Worryingly, however, analysts see no reason to believe the economy will turn around over the coming weeks or months, in part because of the level of political interference in the central bank, and the broader decline in security. Last month saw Turkey’s economy contract, albeit by less than 2 per cent, for the first time since 2009.
“The current cycle of negative news for the economy looks hard to break – both domestically and in terms of the outlook for rising global interest rates. Emerging markets will need a compelling story to convince investors to buy in this environment, and right now Turkey lacks anything close to that,” says Gavin Serkin, founder and managing director of the Frontier Funds Consultancy.

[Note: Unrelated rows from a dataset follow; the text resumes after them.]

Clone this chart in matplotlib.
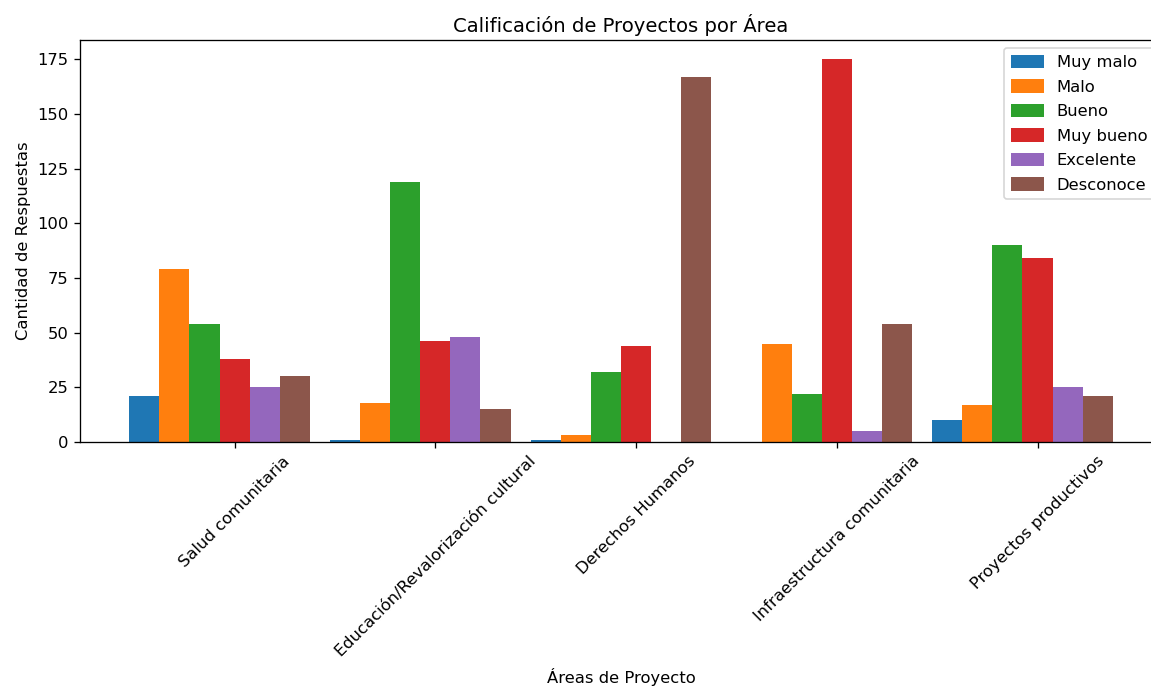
import numpy as np
import matplotlib
matplotlib.use("Agg")
import matplotlib.pyplot as plt

areas = ["Salud comunitaria", "Educación/Revalorización cultural", "Derechos Humanos",
         "Infraestructura comunitaria", "Proyectos productivos"]
ratings = ["Muy malo", "Malo", "Bueno", "Muy bueno", "Excelente", "Desconoce"]

muy_malo = [21, 1, 1, 0, 10]
malo = [79, 18, 3, 45, 17]
bueno = [54, 119, 32, 22, 90]
muy_bueno = [38, 46, 44, 175, 84]
excelente = [25, 48, 0, 5, 25]
desconoce = [30, 15, 167, 54, 21]

series = [muy_malo, malo, bueno, muy_bueno, excelente, desconoce]

DPI = 118


def plot_chart():
    fig = plt.figure(figsize=(1151 / DPI, 687 / DPI), dpi=DPI)
    # axes runs a bit past the right edge, as in the cropped original
    ax = fig.add_axes([80 / 1151, 1 - 442 / 687, 1082 / 1151, 402 / 687])
    x = np.arange(len(areas))
    width = 0.15
    for i, (label, vals) in enumerate(zip(ratings, series)):
        ax.bar(x + (i - 3) * width, vals, width=width, label=label)
    ax.set_xticks(x)
    ax.set_xticklabels(areas, rotation=45)
    ax.set_xlabel("Áreas de Proyecto", labelpad=5)
    ax.set_ylabel("Cantidad de Respuestas")
    ax.set_title("Calificación de Proyectos por Área", pad=5)
    ax.legend(loc="upper right", labelspacing=0.55, handleheight=0.9)
    fig.savefig("out.png", dpi=DPI)


if __name__ == "__main__":
    plot_chart()
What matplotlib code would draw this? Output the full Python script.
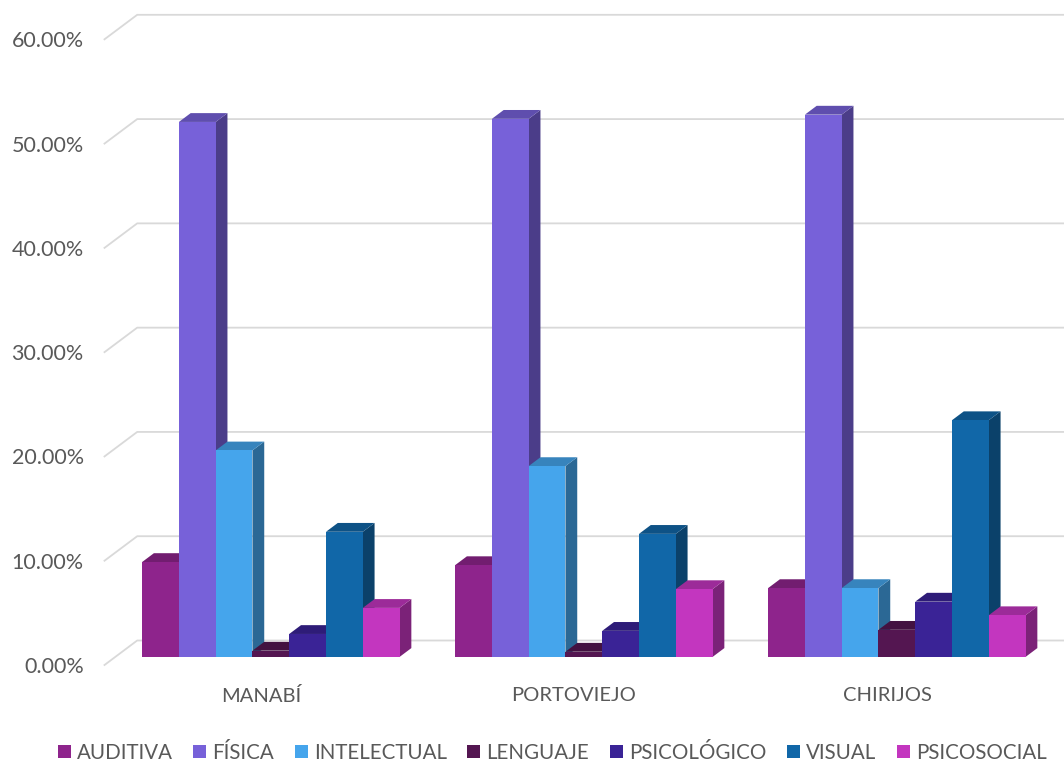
import matplotlib
matplotlib.use('Agg')
import matplotlib.pyplot as plt
from matplotlib.patches import Polygon, Patch
import numpy as np

plt.rcParams['font.family'] = ['Lato', 'DejaVu Sans']

cantones = ['MANABÍ', 'PORTOVIEJO', 'CHIRIJOS']
series = ['AUDITIVA', 'FÍSICA', 'INTELECTUAL', 'LENGUAJE', 'PSICOLÓGICO', 'VISUAL', 'PSICOSOCIAL']
auditiva = [0.091, 0.088, 0.066]
fisica = [0.513, 0.516, 0.520]
intelectual = [0.198, 0.183, 0.066]
lenguaje = [0.006, 0.005, 0.026]
psicologico = [0.022, 0.025, 0.053]
visual = [0.120, 0.118, 0.227]
psicosocial = [0.047, 0.065, 0.040]
yticks = [0, 0.1, 0.2, 0.3, 0.4, 0.5, 0.6]
ytick_labels = ['0.00%', '10.00%', '20.00%', '30.00%', '40.00%', '50.00%', '60.00%']

valores = [auditiva, fisica, intelectual, lenguaje, psicologico, visual, psicosocial]
colores = ['#8E248C', '#7761D9', '#45A5EC', '#541651', '#3A2396', '#1167A8', '#C336BF']
gris = '#595959'


def oscurecer(c, f):
    rgb = np.array(matplotlib.colors.to_rgb(c))
    return tuple(rgb * f)


W, H = 1064, 765
fig = plt.figure(figsize=(W / 100, H / 100), dpi=100)
ax = fig.add_axes([104.5 / W, 100 / H, 939 / W, 625.7 / H])
ax.set_xlim(-0.5, 2.5)
ax.set_ylim(0, 0.6)
for s in ax.spines.values():
    s.set_visible(False)

# profundidad del "3D" en unidades de datos
DX = 32.7 / 313.0
DY = 24.5 * 0.6 / 625.7
f0, f1 = 0.33, 0.69
bw = 0.1175

# lineas de cuadricula (pared + suelo)
for v in yticks:
    ax.plot([-0.5, -0.5 + DX, 2.5 + DX], [v, v + DY, v + DY], color='#D9D9D9',
            lw=1.3, clip_on=False, zorder=0)

x = np.arange(len(cantones))
z = 1
for g in range(len(cantones)):
    for i in range(len(series)):
        h = valores[i][g]
        xl = x[g] + (i - 3.5) * bw + f0 * DX - 0.003
        xr = xl + bw
        y0 = f0 * DY
        ddx = (f1 - f0) * DX
        ddy = (f1 - f0) * DY
        lado = Polygon([(xr, y0), (xr + ddx, y0 + ddy), (xr + ddx, y0 + ddy + h), (xr, y0 + h)],
                       closed=True, facecolor=oscurecer(colores[i], 0.63), edgecolor='none', zorder=z)
        tapa = Polygon([(xl, y0 + h), (xr, y0 + h), (xr + ddx, y0 + h + ddy), (xl + ddx, y0 + h + ddy)],
                       closed=True, facecolor=oscurecer(colores[i], 0.8), edgecolor='none', zorder=z)
        ax.add_patch(lado)
        ax.add_patch(tapa)
        ax.bar(xl, h, bw, bottom=y0, align='edge', color=colores[i], zorder=z + 0.5)
        z += 1

ax.set_yticks(yticks)
ax.set_yticklabels(ytick_labels)
ax.set_xticks(x)
ax.set_xticklabels(cantones)
ax.tick_params(axis='y', length=0, pad=15, labelsize=15.5, labelcolor=gris)
ax.tick_params(axis='x', length=0, pad=16, labelsize=14.5, labelcolor=gris)

handles = [Patch(facecolor=c, edgecolor='none') for c in colores]
fig.legend(handles, series, loc='center', bbox_to_anchor=(0.519, 1 - 753 / H), ncol=7,
           frameon=False, fontsize=14.8, labelcolor=gris, handlelength=0.63, handleheight=0.63,
           handletextpad=0.3, columnspacing=1.0)

fig.savefig('out.png', dpi=100)
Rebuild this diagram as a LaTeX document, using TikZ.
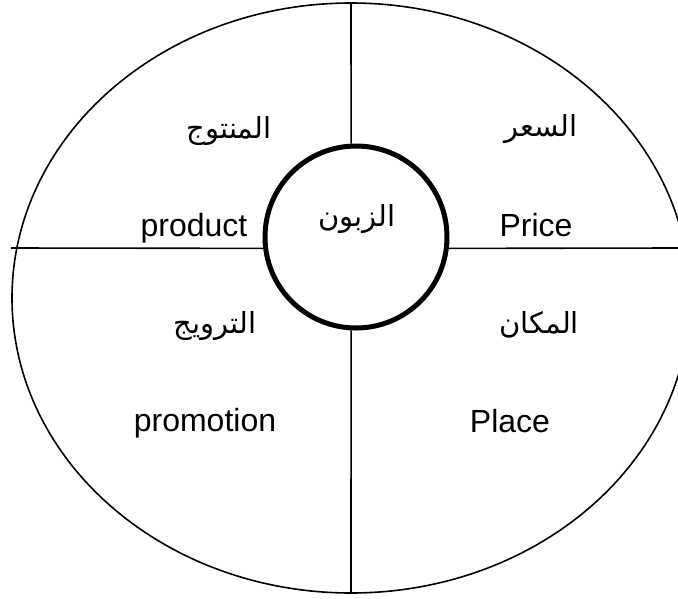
\documentclass[tikz,border=0pt]{standalone}
\usepackage{fontspec}
\setmainfont{Liberation Sans}
\newfontfamily\arabicfont[Script=Arabic]{DejaVu Sans}
\TeXXeTstate=1
\begin{document}
\begin{tikzpicture}[x=1pt,y=-1pt,
  latin/.style={font=\fontsize{32}{38}\selectfont, anchor=base, inner sep=0pt},
  arabic/.style={font=\arabicfont\fontsize{29}{34}\selectfont, anchor=base, inner sep=0pt},
  rule/.style={line width=1.6pt},
  rim/.style={line width=1.6pt},
  hub/.style={circle, draw, line width=5pt, minimum size=182pt, inner sep=0pt},
]
\useasboundingbox (0,0) rectangle (678,598);
\clip (0,0) rectangle (678,598);

% outer ring
\draw[rim] (351,298) ellipse [x radius=339, y radius=295];

% customer at the centre
\node[hub] (cust) at (356,237) {};
\node[arabic] (custtext) at (357,226) {\beginR الزبون\endR};

% free ends of the four dividing lines
\coordinate (topend) at (351,3.5);
\coordinate (botend) at (351,593);
\coordinate (leftend) at (11,248);
\coordinate (rightend) at (678,248);

\draw[rule] (topend) -- (cust.93);
\draw[rule] (cust.267) -- (botend);
\draw[rule] (leftend) -- (cust.187);
\draw[rule] (cust.353) -- (rightend);

% the four Ps
\node[arabic] (prodar) at (229,138) {\beginR المنتوج\endR};
\node[latin] (prod) at (194,236) {product};
\node[arabic] (pricear) at (541,136) {\beginR السعر\endR};
\node[latin] (price) at (536,236) {Price};
\node[arabic] (promar) at (215,333) {\beginR الترويج\endR};
\node[latin] (prom) at (205,431) {promotion};
\node[arabic] (placear) at (539,333) {\beginR المكان\endR};
\node[latin] (place) at (510,432) {Place};
\end{tikzpicture}
\end{document}
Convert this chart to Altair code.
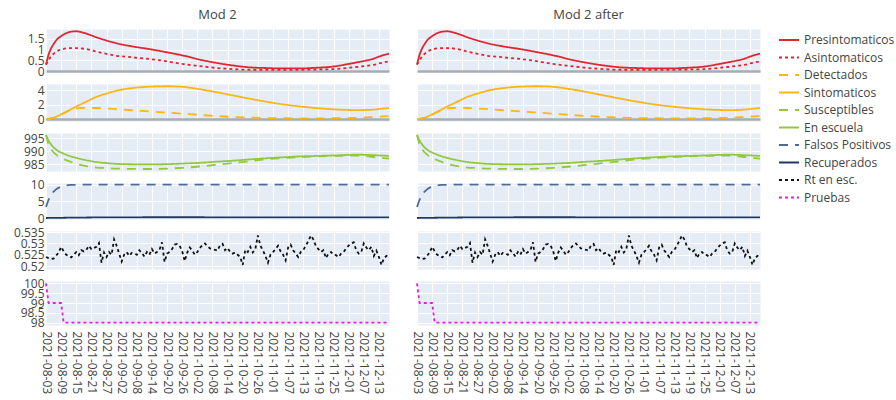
import altair as alt
import pandas as pd

inicio = pd.Timestamp("2021-08-03")

# days since the start date at which the smooth compartments are sampled
dias = [0, 1, 2, 3, 4, 6, 8, 10, 12, 14, 17, 20, 24, 28, 34, 41, 48, 54, 61, 67,
        74, 81, 87, 94, 100, 107, 114, 120, 124, 127, 130, 132, 136]

presintomaticos = [0.30, 0.75, 1.05, 1.25, 1.42, 1.62, 1.76, 1.83, 1.85, 1.81, 1.70,
                   1.57, 1.42, 1.29, 1.15, 1.02, 0.87, 0.73, 0.53, 0.39, 0.26, 0.17,
                   0.14, 0.12, 0.12, 0.15, 0.21, 0.33, 0.42, 0.49, 0.58, 0.67, 0.81]
asintomaticos = [0.30, 0.50, 0.68, 0.80, 0.90, 1.00, 1.05, 1.07, 1.07, 1.05, 1.00,
                 0.90, 0.80, 0.71, 0.64, 0.56, 0.45, 0.33, 0.23, 0.15, 0.09, 0.06,
                 0.06, 0.06, 0.06, 0.07, 0.09, 0.15, 0.20, 0.24, 0.29, 0.35, 0.45]
detectados = [0.0, 0.05, 0.13, 0.22, 0.35, 0.68, 0.98, 1.30, 1.50, 1.56, 1.58,
              1.56, 1.50, 1.40, 1.25, 1.10, 0.93, 0.78, 0.60, 0.46, 0.33, 0.24,
              0.18, 0.15, 0.14, 0.14, 0.15, 0.18, 0.22, 0.27, 0.32, 0.36, 0.45]
sintomaticos = [0.0, 0.05, 0.13, 0.22, 0.35, 0.68, 1.05, 1.40, 1.78, 2.10, 2.60,
                3.10, 3.55, 3.95, 4.30, 4.50, 4.56, 4.48, 4.15, 3.78, 3.30, 2.83,
                2.45, 2.06, 1.80, 1.56, 1.38, 1.29, 1.27, 1.29, 1.35, 1.42, 1.56]
susceptibles = [996.2, 992.6, 990.8, 989.6, 988.7, 987.5, 986.6, 985.9, 985.2, 984.7,
                984.2, 983.8, 983.6, 983.4, 983.3, 983.25, 983.4, 983.7, 984.2, 984.8,
                985.5, 986.2, 986.9, 987.4, 987.7, 988.0, 988.2, 988.3, 988.3, 988.1,
                987.8, 987.6, 987.2]
en_escuela = [996.2, 994.0, 992.6, 991.5, 990.6, 989.5, 988.7, 988.0, 987.5, 987.0,
              986.4, 985.9, 985.5, 985.2, 985.05, 985.0, 985.1, 985.3, 985.6, 986.0,
              986.4, 986.9, 987.3, 987.7, 988.0, 988.2, 988.4, 988.6, 988.7, 988.6,
              988.5, 988.4, 988.2]
falsos_positivos = [3.3, 5.4, 6.9, 7.9, 8.6, 9.4, 9.8, 9.93, 9.97, 9.99, 10.0,
                    10.0, 10.0, 10.0, 10.0, 10.0, 10.0, 10.0, 10.0, 10.0, 10.0, 10.0,
                    10.0, 10.0, 10.0, 10.0, 10.0, 10.0, 10.0, 10.0, 10.0, 10.0, 10.0]
recuperados = [0.0, 0.01, 0.02, 0.03, 0.04, 0.06, 0.08, 0.10, 0.12, 0.13, 0.15,
               0.17, 0.19, 0.20, 0.21, 0.22, 0.22, 0.22, 0.22, 0.21, 0.21, 0.20,
               0.20, 0.19, 0.19, 0.18, 0.18, 0.17, 0.17, 0.17, 0.17, 0.16, 0.16]

# daily reproduction number inside the school
rt_en_esc = [
    0.5240, 0.5235, 0.5232, 0.5233, 0.5245, 0.5260, 0.5285, 0.5265, 0.5250, 0.5245,
    0.5238, 0.5250, 0.5262, 0.5248, 0.5270, 0.5265, 0.5272, 0.5290, 0.5275, 0.5280,
    0.5285, 0.5302, 0.5215, 0.5260, 0.5240, 0.5262, 0.5250, 0.5318, 0.5290, 0.5255,
    0.5220, 0.5250, 0.5262, 0.5245, 0.5258, 0.5255, 0.5250, 0.5270, 0.5258, 0.5242,
    0.5262, 0.5250, 0.5275, 0.5255, 0.5262, 0.5272, 0.5305, 0.5218, 0.5255, 0.5262,
    0.5275, 0.5295, 0.5298, 0.5290, 0.5265, 0.5222, 0.5260, 0.5282, 0.5268, 0.5250,
    0.5262, 0.5280, 0.5292, 0.5300, 0.5288, 0.5278, 0.5275, 0.5272, 0.5268, 0.5292,
    0.5298, 0.5270, 0.5280, 0.5262, 0.5255, 0.5260, 0.5250, 0.5240, 0.5205, 0.5272,
    0.5262, 0.5285, 0.5260, 0.5275, 0.5335, 0.5290, 0.5270, 0.5245, 0.5215, 0.5250,
    0.5262, 0.5275, 0.5290, 0.5265, 0.5250, 0.5225, 0.5282, 0.5295, 0.5270, 0.5255,
    0.5240, 0.5262, 0.5270, 0.5290, 0.5310, 0.5335, 0.5318, 0.5288, 0.5275, 0.5262,
    0.5270, 0.5235, 0.5255, 0.5262, 0.5250, 0.5248, 0.5240, 0.5255, 0.5262, 0.5278,
    0.5290, 0.5300, 0.5305, 0.5270, 0.5255, 0.5262, 0.5300, 0.5282, 0.5270, 0.5285,
    0.5245, 0.5268, 0.5240, 0.5205, 0.5235, 0.5245, 0.5240,
]
rt_dias = list(range(len(rt_en_esc)))

pruebas_dias = [0, 1, 6, 7, 136]
pruebas = [100, 99, 99, 98, 98]

series = ["Presintomaticos", "Asintomaticos", "Detectados", "Sintomaticos",
          "Susceptibles", "En escuela", "Falsos Positivos", "Recuperados",
          "Rt en esc.", "Pruebas"]
colores = ["#e0262f", "#e0262f", "#fbb614", "#fbb614", "#93c83e", "#93c83e",
           "#4b6a94", "#22395f", "#111111", "#e01ee0"]
trazos = [[1, 0], [3, 3], [9, 7], [1, 0], [9, 7], [1, 0], [9, 7], [1, 0], [3, 3], [3, 3]]

modelos = ["Mod 2", "Mod 2 after"]


def tabla(nombre, d, v):
    return pd.DataFrame({
        "fecha": inicio + pd.to_timedelta(d, unit="D"),
        "valor": v,
        "serie": nombre,
    })


filas = [
    dict(trazas=[("Presintomaticos", dias, presintomaticos),
                 ("Asintomaticos", dias, asintomaticos)],
         dominio=[-0.045, 1.955], ticks=[0, 0.5, 1, 1.5], alto=43, interp="monotone"),
    dict(trazas=[("Detectados", dias, detectados),
                 ("Sintomaticos", dias, sintomaticos)],
         dominio=[-0.23, 4.87], ticks=[0, 2, 4], alto=37, interp="monotone"),
    dict(trazas=[("Susceptibles", dias, susceptibles),
                 ("En escuela", dias, en_escuela)],
         dominio=[982.5, 996.9], ticks=[985, 990, 995], alto=38, interp="monotone"),
    dict(trazas=[("Falsos Positivos", dias, falsos_positivos),
                 ("Recuperados", dias, recuperados)],
         dominio=[-0.3, 10.5], ticks=[0, 5, 10], alto=36, interp="monotone"),
    dict(trazas=[("Rt en esc.", rt_dias, rt_en_esc)],
         dominio=[0.5187, 0.5355], ticks=[0.52, 0.525, 0.53, 0.535], alto=38,
         interp="linear"),
    dict(trazas=[("Pruebas", pruebas_dias, pruebas)],
         dominio=[97.88, 100.12], ticks=[98, 98.5, 99, 99.5, 100], alto=44,
         interp="linear"),
]

ticks_x = [alt.DateTime(year=f.year, month=f.month, date=f.day)
           for f in pd.date_range("2021-08-03", "2021-12-13", freq="6D")]
dominio_x = [alt.DateTime(year=2021, month=8, date=3),
             alt.DateTime(year=2021, month=12, date=17)]

escala_color = alt.Scale(domain=series, range=colores)
escala_trazo = alt.Scale(domain=series, range=trazos)

leyenda = alt.Legend(
    title=None, orient="none", legendX=732, legendY=0, padding=0,
    symbolType="stroke", symbolSize=400, symbolStrokeWidth=1.8,
    labelFont="Open Sans", labelFontSize=12, labelColor="#444",
    labelOffset=4, rowPadding=0.5,
)

# the zero gridline of the first two rows is drawn as a grey baseline
gris_cero = alt.condition("datum.value === 0", alt.value("#a8adb5"), alt.value("white"))
ancho_cero = alt.condition("datum.value === 0", alt.value(2.5), alt.value(1))

paneles = []
for i, fila in enumerate(filas):
    datos = pd.concat([tabla(n, d, v) for n, d, v in fila["trazas"]], ignore_index=True)
    for j, modelo in enumerate(modelos):
        eje_x = alt.Axis(
            values=ticks_x, format="%Y-%m-%d", labelAngle=90, title=None,
            labels=(i == len(filas) - 1), labelFlush=False, labelOverlap=False,
            labelPadding=6,
        )
        opciones_y = dict(
            values=fila["ticks"], format="~r", title=None, labels=(j == 0),
            labelOverlap=False, labelPadding=2,
        )
        if i < 2:
            opciones_y.update(gridColor=gris_cero, gridWidth=ancho_cero)
        eje_y = alt.Axis(**opciones_y)
        panel = alt.Chart(datos).mark_line(
            strokeWidth=1.8, interpolate=fila["interp"]
        ).encode(
            x=alt.X("fecha:T", scale=alt.Scale(domain=dominio_x), axis=eje_x),
            y=alt.Y("valor:Q", scale=alt.Scale(domain=fila["dominio"], nice=False,
                                                zero=False), axis=eje_y),
            color=alt.Color("serie:N", scale=escala_color, legend=leyenda),
            strokeDash=alt.StrokeDash("serie:N", scale=escala_trazo, legend=leyenda),
        ).properties(width=343, height=fila["alto"])
        if i == 0:
            panel = panel.properties(title=alt.TitleParams(
                modelo, font="Open Sans", fontSize=13, fontWeight="normal",
                color="#444", offset=6))
        paneles.append(panel)

chart = alt.concat(
    *paneles, columns=2, spacing={"row": 12, "column": 28}, bounds="flush"
).properties(
    padding={"left": 13, "top": 8, "right": 0, "bottom": 0}
).configure_view(
    fill="#E5ECF6", strokeOpacity=0
).configure_axis(
    domain=False, ticks=False, labelColor="#444", labelFont="Open Sans",
    labelFontSize=12, gridColor="white", gridWidth=1,
)

chart.save("out.html", embed_options={"renderer": "svg", "actions": False})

With a referendum on changing Turkey’s constitution to allow President Erdogan full power not expected to take place until late spring, once its proposal first hurdles a weakened opposition in parliament, as expected, more trouble lies ahead.
A Fitch sovereign rating review on January 27th is likely to see Turkey downgraded from its BBB- status, a position it held on to even after the failed coup.
Gundogmus says he has little option but to be positive about the future.
“It depends on what happens in Washington after [Donald Trump’s presidential inauguration on] January 20th. You have to hope things get better,” he says.
“The expectation is that Trump will take the chair and things will settle down a little.”
Others are more circumspect. “In any other country, hiking rates at this point would be a textbook certainty, but this isn’t any other country and Erdogan long ago rewrote the policy textbook. Ultimately, there will be no choice but to hike interest rates,” says Serkin.
“The only question is how long – and how much damage – it takes to get there.”